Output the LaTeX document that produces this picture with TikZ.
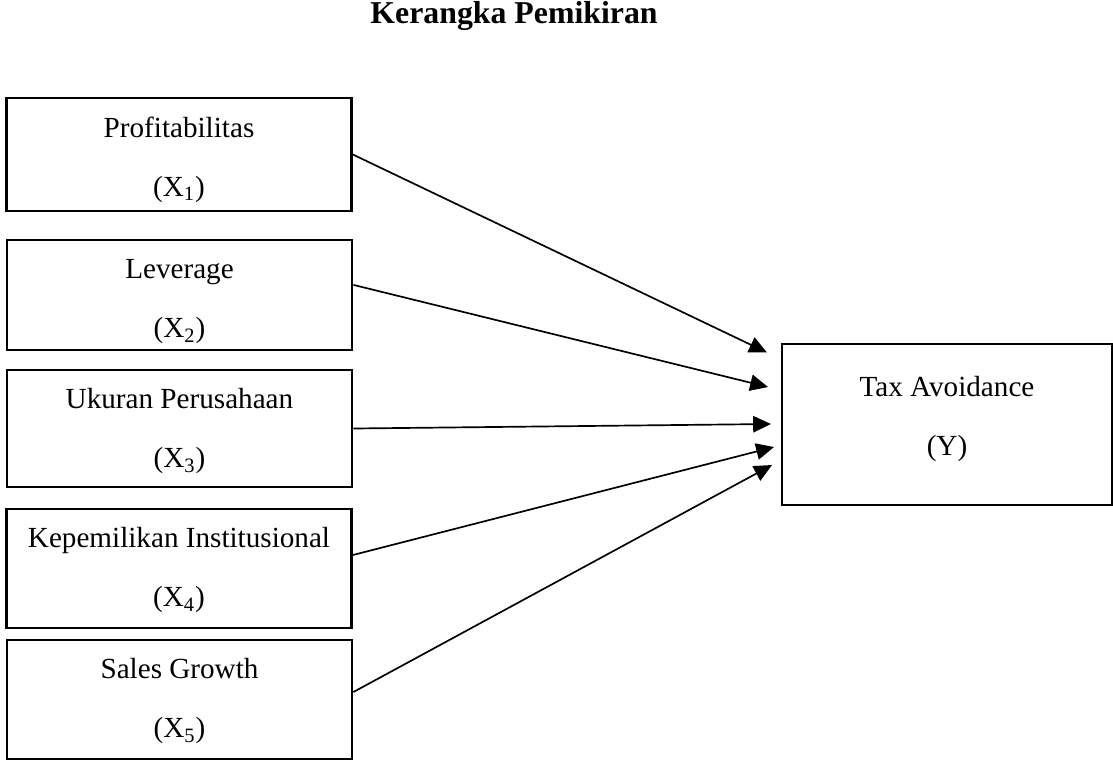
\documentclass[tikz,border=0pt]{standalone}
\usepackage{fontspec}
\setmainfont{Liberation Serif}
\usetikzlibrary{arrows.meta}
\begin{document}
\begin{tikzpicture}[x=0.415pt, y=-0.415pt,
  varbox/.style={draw, line width=1.1pt, minimum width=143.2pt, inner sep=0pt},
  vartext/.style={align=center, inner sep=0pt, font=\fontsize{12.1}{24.5}\selectfont},
  link/.style={line width=0.7pt, -{Triangle[length=7.4pt, width=6.8pt]}}]
  \useasboundingbox (0,0) rectangle (1113,763);
  \node[font=\fontsize{13.2}{16}\selectfont\bfseries, anchor=base] (title) at (514,23) {Kerangka Pemikiran};
  % variable boxes, text shifted inside
  \node[varbox, minimum height=46.9pt, label={[vartext, yshift=-2.1pt]center:Profitabilitas\\(X\textsubscript{1})}] (p1) at (179.0,154.5) {};
  \node[varbox, minimum height=45.7pt, label={[vartext, yshift=-2.9pt]center:Leverage\\(X\textsubscript{2})}] (p2) at (179.5,295.0) {};
  \node[varbox, minimum height=48.6pt, label={[vartext, yshift=-1.2pt]center:Ukuran Perusahaan\\(X\textsubscript{3})}] (p3) at (179.5,428.5) {};
  \node[varbox, minimum height=49.4pt, label={[vartext, yshift=-0.8pt]center:Kepemilikan Institusional\\(X\textsubscript{4})}] (p4) at (179.0,568.5) {};
  \node[varbox, minimum height=49.4pt, label={[vartext, yshift=-0.8pt]center:Sales Growth\\(X\textsubscript{5})}] (p5) at (179.5,699.5) {};
  \node[varbox, minimum width=137pt, minimum height=66.8pt, label={[vartext, yshift=2.1pt]center:Tax Avoidance\\(Y)}] (ty) at (947,424.5) {};
  % arrow tips stop short of the box
  \coordinate (t1) at (767,352.5);
  \coordinate (t2) at (768,387);
  \coordinate (t3) at (771,424);
  \coordinate (t4) at (774,447);
  \coordinate (t5) at (772,465);
  \draw[link] (p1.east) -- (t1);
  \draw[link] ([yshift=4.2pt]p2.east) -- (t2);
  \draw[link] (p3.east) -- (t3);
  \draw[link] ([yshift=5.6pt]p4.east) -- (t4);
  \draw[link] ([yshift=3.1pt]p5.east) -- (t5);
\end{tikzpicture}
\end{document}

++++++++

## Direction
Without the pictures, transcribe the listing above exactly.

## Output below
Output the LaTeX document that produces this picture with TikZ.
\documentclass[tikz,border=0pt]{standalone}
\usepackage{fontspec}
\setmainfont{Liberation Serif}
\usetikzlibrary{arrows.meta}
\begin{document}
\begin{tikzpicture}[x=0.415pt, y=-0.415pt,
  varbox/.style={draw, line width=1.1pt, minimum width=143.2pt, inner sep=0pt},
  vartext/.style={align=center, inner sep=0pt, font=\fontsize{12.1}{24.5}\selectfont},
  link/.style={line width=0.7pt, -{Triangle[length=7.4pt, width=6.8pt]}}]
  \useasboundingbox (0,0) rectangle (1113,763);
  \node[font=\fontsize{13.2}{16}\selectfont\bfseries, anchor=base] (title) at (514,23) {Kerangka Pemikiran};
  % variable boxes, text shifted inside
  \node[varbox, minimum height=46.9pt, label={[vartext, yshift=-2.1pt]center:Profitabilitas\\(X\textsubscript{1})}] (p1) at (179.0,154.5) {};
  \node[varbox, minimum height=45.7pt, label={[vartext, yshift=-2.9pt]center:Leverage\\(X\textsubscript{2})}] (p2) at (179.5,295.0) {};
  \node[varbox, minimum height=48.6pt, label={[vartext, yshift=-1.2pt]center:Ukuran Perusahaan\\(X\textsubscript{3})}] (p3) at (179.5,428.5) {};
  \node[varbox, minimum height=49.4pt, label={[vartext, yshift=-0.8pt]center:Kepemilikan Institusional\\(X\textsubscript{4})}] (p4) at (179.0,568.5) {};
  \node[varbox, minimum height=49.4pt, label={[vartext, yshift=-0.8pt]center:Sales Growth\\(X\textsubscript{5})}] (p5) at (179.5,699.5) {};
  \node[varbox, minimum width=137pt, minimum height=66.8pt, label={[vartext, yshift=2.1pt]center:Tax Avoidance\\(Y)}] (ty) at (947,424.5) {};
  % arrow tips stop short of the box
  \coordinate (t1) at (767,352.5);
  \coordinate (t2) at (768,387);
  \coordinate (t3) at (771,424);
  \coordinate (t4) at (774,447);
  \coordinate (t5) at (772,465);
  \draw[link] (p1.east) -- (t1);
  \draw[link] ([yshift=4.2pt]p2.east) -- (t2);
  \draw[link] (p3.east) -- (t3);
  \draw[link] ([yshift=5.6pt]p4.east) -- (t4);
  \draw[link] ([yshift=3.1pt]p5.east) -- (t5);
\end{tikzpicture}
\end{document}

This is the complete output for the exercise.